INVESTIGATION OF SOLID SCRAMJET ENGINES FUELLED BY LITHIUM HYDRIDE

This study aims to investigate the combustion performance of lithium hydride (LiH) grains in a supersonic airstream to assess its potential as a fuel for solid-fueled scramjet engines. LiH could be a challenging alternative to liquid fuels due to its exothermic reactivity with different oxidizers (i.e. it burns spontaneously on contact with air starting at 470 K); and its hydrogen content, which suggests its suitability for scenarios requiring higher density than liquid hydrogen (LH2). Thermochemical properties of LiH and its exothermic decomposition were determined by the NASA CEA code. Flame temperatures have been found to be 12% higher than HTPB, resulting in a Isp 150% higher.
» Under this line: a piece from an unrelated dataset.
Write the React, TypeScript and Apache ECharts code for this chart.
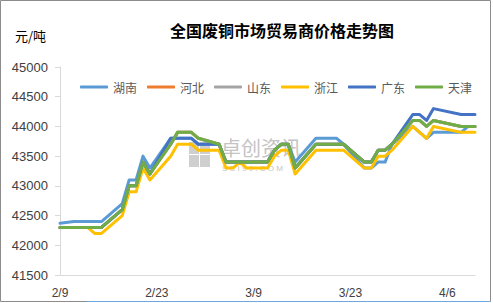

In fact, specific impulse and thrust density predictions at different flight Mach demonstrate compelling performance, with values of 1100 m/s at M=7. The stoichiometric equivalence ratio of LiH indicates a lower oxidizer requirement compared to HTPB, leading to a grain geometry with reduced power impact. This optimized grain geometry enhances aerodynamic design, reducing drag and enabling the scramjet to maintain higher speeds more efficiently. These findings suggest that LiH holds potential as a viable fuel option for solid-fueled scramjet engines, offering favorable combustion characteristics and performance metrics. Further research is warranted to validate these preliminary results and explore practical implementation possibilities.